Monthly Archives: April 2011

The Grand Midland Hotel

This train stops at a wonderful piece of Railway history and 19th Century architecture that was built beside St Pancras Station in London by the Midland Railway Company between 1873 and 1876.

It was a massive 300-bed hotel for many of those who travelled on the line at that time.
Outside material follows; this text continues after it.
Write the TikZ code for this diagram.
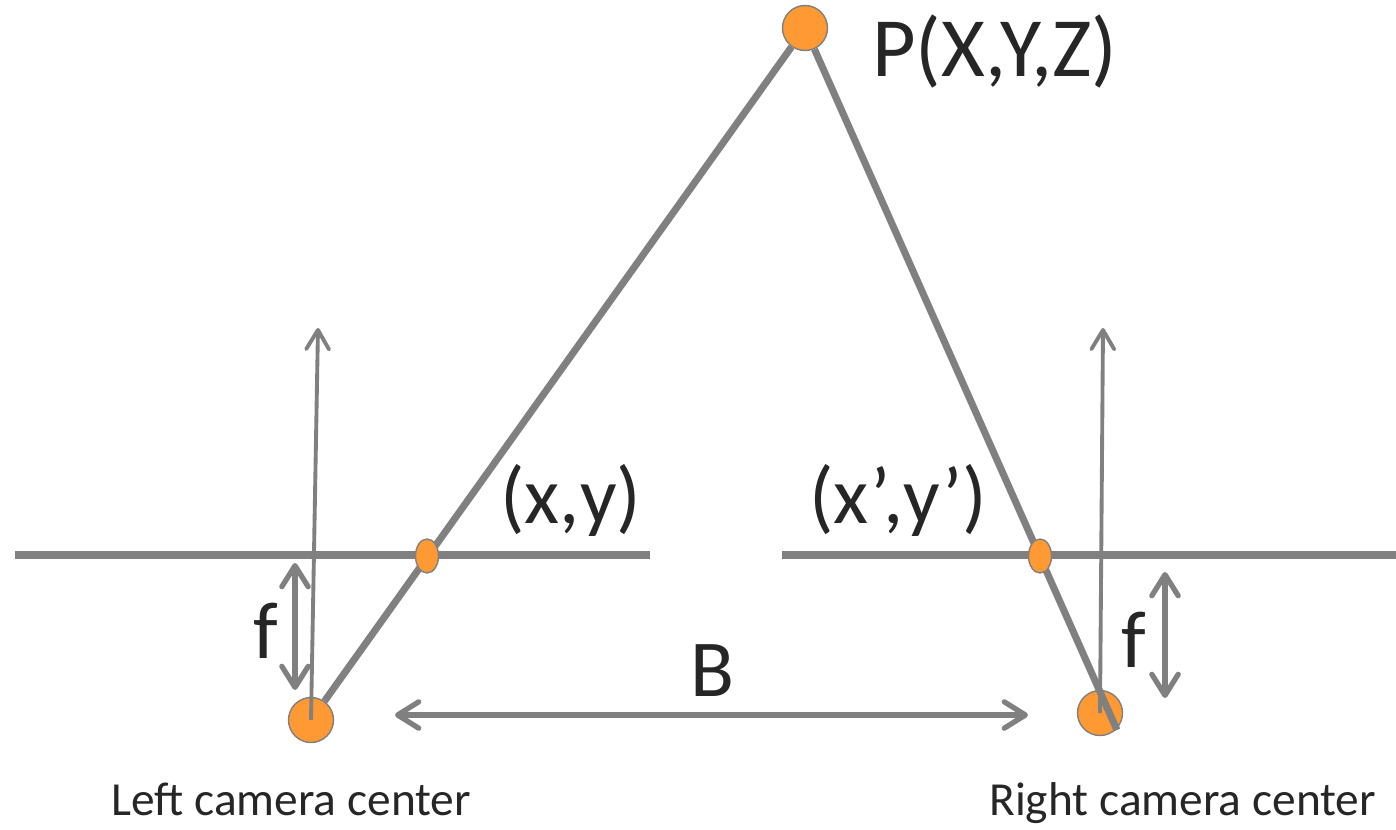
\documentclass[tikz,border=0pt]{standalone}
\usepackage{fontspec}
\setmainfont{Carlito}
\usetikzlibrary{arrows.meta,shapes.geometric,backgrounds}
\definecolor{raygray}{HTML}{808080}
\definecolor{ptorange}{HTML}{FF9933}
\definecolor{labelink}{HTML}{262626}

\begin{document}
\begin{tikzpicture}[x=.02cm,y=-.02cm,
  camdot/.style={circle,fill=ptorange,draw=raygray,line width=.8pt,minimum size=.9cm,inner sep=0pt},
  hitdot/.style={ellipse,fill=ptorange,draw=raygray,line width=.8pt,minimum width=.46cm,minimum height=.68cm,inner sep=0pt},
  ray/.style={raygray,line width=4pt},
  optaxis/.style={raygray,line width=2.2pt,-{Straight Barb[length=11pt,width=13pt,round]}},
  dimarrow/.style={raygray,line width=3pt,{Straight Barb[length=12pt,width=15pt,round]}-{Straight Barb[length=12pt,width=15pt,round]}},
  bigtext/.style={text=labelink,font=\fontsize{46}{52}\selectfont,inner sep=0pt},
  captext/.style={text=labelink,font=\fontsize{27}{32}\selectfont,inner sep=0pt}]
\useasboundingbox (0,0) rectangle (1396,829);
% points
\node[camdot] (P) at (805,28) {};
\node[hitdot] (lhit) at (427,556) {};
\node[hitdot] (rhit) at (1040,556) {};
\coordinate (lplaneA) at (15,555);  \coordinate (lplaneB) at (650,555);
\coordinate (rplaneA) at (782,555); \coordinate (rplaneB) at (1396,555);
\coordinate (laxis) at (318,328);   \coordinate (raxis) at (1103,328);
\coordinate (rend) at (1117,730);
\coordinate (lfA) at (295,563);  \coordinate (lfB) at (295,690);
\coordinate (rfA) at (1165,572); \coordinate (rfB) at (1165,698);
\coordinate (bA) at (395,715);   \coordinate (bB) at (1028,715);
\begin{pgfonlayer}{background}
\node[camdot] (lcam) at (311,720) {};
\node[camdot] (rcam) at (1100,713) {};
\draw[ray] (lplaneA) -- (lplaneB);
\draw[ray] (rplaneA) -- (rplaneB);
\draw[ray] (P) -- (lcam);
\draw[ray] (P) -- (rend);
\draw[optaxis] (lcam.center) -- (laxis);
\draw[optaxis] (rcam.center) -- (raxis);
\draw[dimarrow] (lfA) -- (lfB);
\draw[dimarrow] (rfA) -- (rfB);
\draw[dimarrow] (bA) -- (bB);
\end{pgfonlayer}
% labels
\node[bigtext,anchor=base west,font=\fontsize{48}{54}\selectfont] (Plab) at (872,76) {P(X,Y,Z)};
\node[bigtext,anchor=base west] (llab) at (500,523) {(x,y)};
\node[bigtext,anchor=base west] (rlab) at (809,523) {(x’,y’)};
\node[bigtext,anchor=base west] (lf) at (253,658) {f};
\node[bigtext,anchor=base west] (rf) at (1121,667) {f};
\node[bigtext,anchor=base west] (blab) at (690,696) {B};
\node[captext,anchor=base west] (lcamlab) at (111,815) {Left camera center};
\node[captext,anchor=base west] (rcamlab) at (989,815) {Right camera center};
\end{tikzpicture}
\end{document}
But by the early twentieth century ‘The London, Midland and Scottish Railway’ felt it too costly to run this ‘big boy’ and promptly closed it in 1935.
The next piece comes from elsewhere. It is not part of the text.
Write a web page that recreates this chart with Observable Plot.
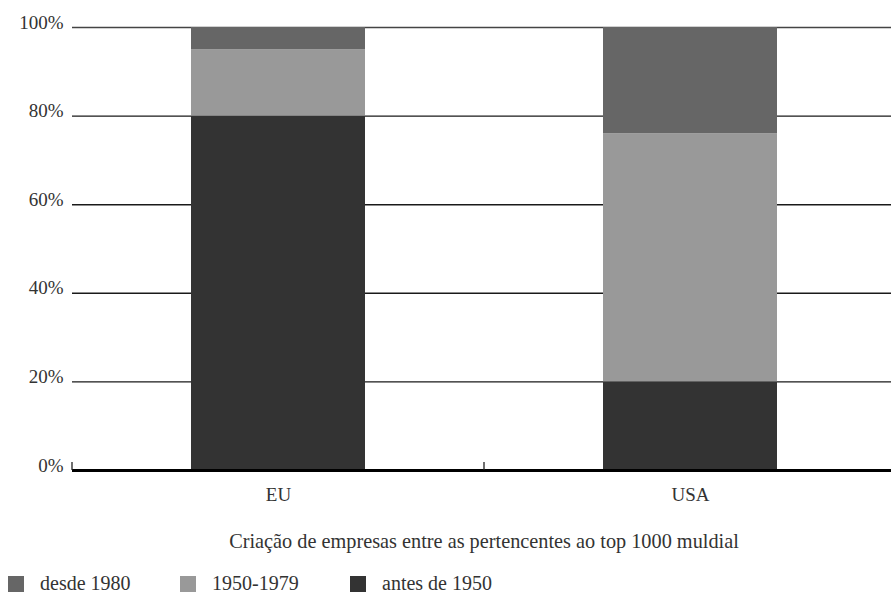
<!DOCTYPE html>
<html>
<head>
<meta charset="utf-8">
<script src="https://cdn.jsdelivr.net/npm/d3@7"></script>
<script src="https://cdn.jsdelivr.net/npm/@observablehq/plot@0.6"></script>
<style>
  html, body { margin: 0; padding: 0; background: #fff; }
  body { width: 891px; height: 595px; overflow: hidden; font-family: "Liberation Serif", serif; color: #333; position: relative; }
  #chart svg { display: block; overflow: visible; }
  .caption { position: absolute; left: 0; width: 968px; top: 530px; text-align: center; font-size: 20.3px; color: #333; }
  .legend { position: absolute; left: 0; top: 572px; width: 891px; height: 22px; font-size: 20px; color: #333; }
  .legend .item { position: absolute; top: 0; display: flex; align-items: center; white-space: nowrap; }
  .legend .swatch { width: 16px; height: 16px; margin-right: 16px; }
</style>
</head>
<body>
<div id="chart"></div>
<div class="caption">Criação de empresas entre as pertencentes ao top 1000 muldial</div>
<div class="legend" id="legend"></div>
<script>
// Share of top-1000 companies by founding period
const categories = ["EU", "USA"];
const periods = ["antes de 1950", "1950-1979", "desde 1980"];
const antes1950 = [80, 20];
const from1950to1979 = [15, 56];
const since1980 = [5, 24];
const yTicks = [0, 20, 40, 60, 80, 100];
const periodColors = ["#333333", "#999999", "#666666"];
const legendOrder = ["desde 1980", "1950-1979", "antes de 1950"];

const seriesByPeriod = [antes1950, from1950to1979, since1980];
const data = categories.flatMap((cat, i) =>
  periods.map((period, k) => ({cat, period, value: seriesByPeriod[k][i]}))
);

const width = 891, height = 510;
const marginLeft = 72, marginTop = 27, marginBottom = 40;
const xRange = [marginLeft, 896];
const padInner = 0.578, padOuter = 0.289;

// boundaries between categories, for the small upward ticks on the baseline
const xBand = d3.scaleBand(categories, xRange).paddingInner(padInner).paddingOuter(padOuter);
const boundaries = categories.map(c => xBand(c) - xBand.step() * padInner / 2);

const chart = Plot.plot({
  width, height,
  marginLeft, marginTop, marginBottom, marginRight: 0,
  style: {fontFamily: "Liberation Serif, serif", fontSize: "19px", color: "#333", background: "transparent"},
  x: {domain: categories, range: xRange, paddingInner: padInner, paddingOuter: padOuter},
  y: {domain: [0, 100]},
  color: {domain: periods, range: periodColors},
  marks: [
    Plot.ruleY(yTicks.filter(d => d > 0 && d < 100), {stroke: "#1a1a1a", strokeWidth: 1.4}),
    Plot.ruleY([100], {stroke: "#444", strokeWidth: 1.6}),
    Plot.barY(data, {x: "cat", y: "value", fill: "period"}),
    Plot.ruleY([0], {stroke: "#000", strokeWidth: 3}),
    (index, scales, values, dims) => {
      const g = d3.create("svg:g");
      const y0 = dims.height - dims.marginBottom;
      for (const bx of boundaries) {
        g.append("line")
          .attr("x1", bx).attr("x2", bx)
          .attr("y1", y0 - 8).attr("y2", y0)
          .attr("stroke", "#222").attr("stroke-width", 1.3);
      }
      return g.node();
    },
    Plot.axisY({ticks: yTicks, tickFormat: d => d + "%", tickSize: 0, tickPadding: 9, dy: -5, label: null, fontSize: 19, fill: "#333"}),
    Plot.axisX({tickSize: 0, tickPadding: 17, label: null, fontSize: 19, fill: "#333"})
  ]
});
document.getElementById("chart").appendChild(chart);

// legend
const legend = d3.select("#legend");
const legendLeft = [8, 180, 350];
legendOrder.forEach((p, i) => {
  const item = legend.append("div").attr("class", "item").style("left", legendLeft[i] + "px");
  item.append("div").attr("class", "swatch").style("background", periodColors[periods.indexOf(p)]);
  item.append("span").text(p);
});
</script>
</body>
</html>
Since then this fine old hotel has been rented as office space (St Pancras Chambers), been a dumping ground for ‘British Rail’, and in April 1996, its interior was rented out by its Landlord (B.R.) to a record company who promptly turned it into the backdrop for the Spice Girls’ first pop video, ‘Wannabe’. (Good God, hadn’t it suffered enough by then?) 

In the pop video of ‘Wannabe’, the beautiful ornate handrail of the hotel’s grand staircase is polished by both Geri Halliwell’s and Melanie Brown’s surgically enhanced mammary glands. 

Sadly, the splendour of both the Grand Midland Hotel and the Spice Girls singing voices having been falling into ‘wreck and ruin’ ever since. Some may say that in the case of one of the Spice Girls (who’s now married to a football player with a crock foot) the splendid singing voice wasn’t there in the first place!

Anyway, this George Gilbert Scott designed structure (that’s the hotel, not The Spice Girls) is about to go into the next phase of its life as it becomes ‘The Grand Renaissance Hotel’.

This is now a five-star luxury hotel where, I’m pleased to say, much of Scott’s original architecture has been restored or recreated. It has its official opening on May 5th 2011. Exactly 138 years to the day that it first opened its doors in 1873.

One last piece of information that you might find interesting is that ‘The Grand Midland Hotel’, in 1892, saw one ’James Allport arrive in its lobby. He rented a room for the night….. and then promptly breathed his last inside it. Nothing sinister. He died of natural causes. 

Anyway, James Allport was the geezer whom through his constant campaigning to raise the standards of those suffering ‘Third-Class’ carriage, ended up killing off ‘third-class’ entirely. Allport caused so much extra work for every railway company that, a few years later, they all thought to themselves, ‘S*d this for a game of soldiers!’ and immediately dumped all their ‘third class’ carriages. From then on, it was ’first’ and ‘second’ class travel only. Good eh?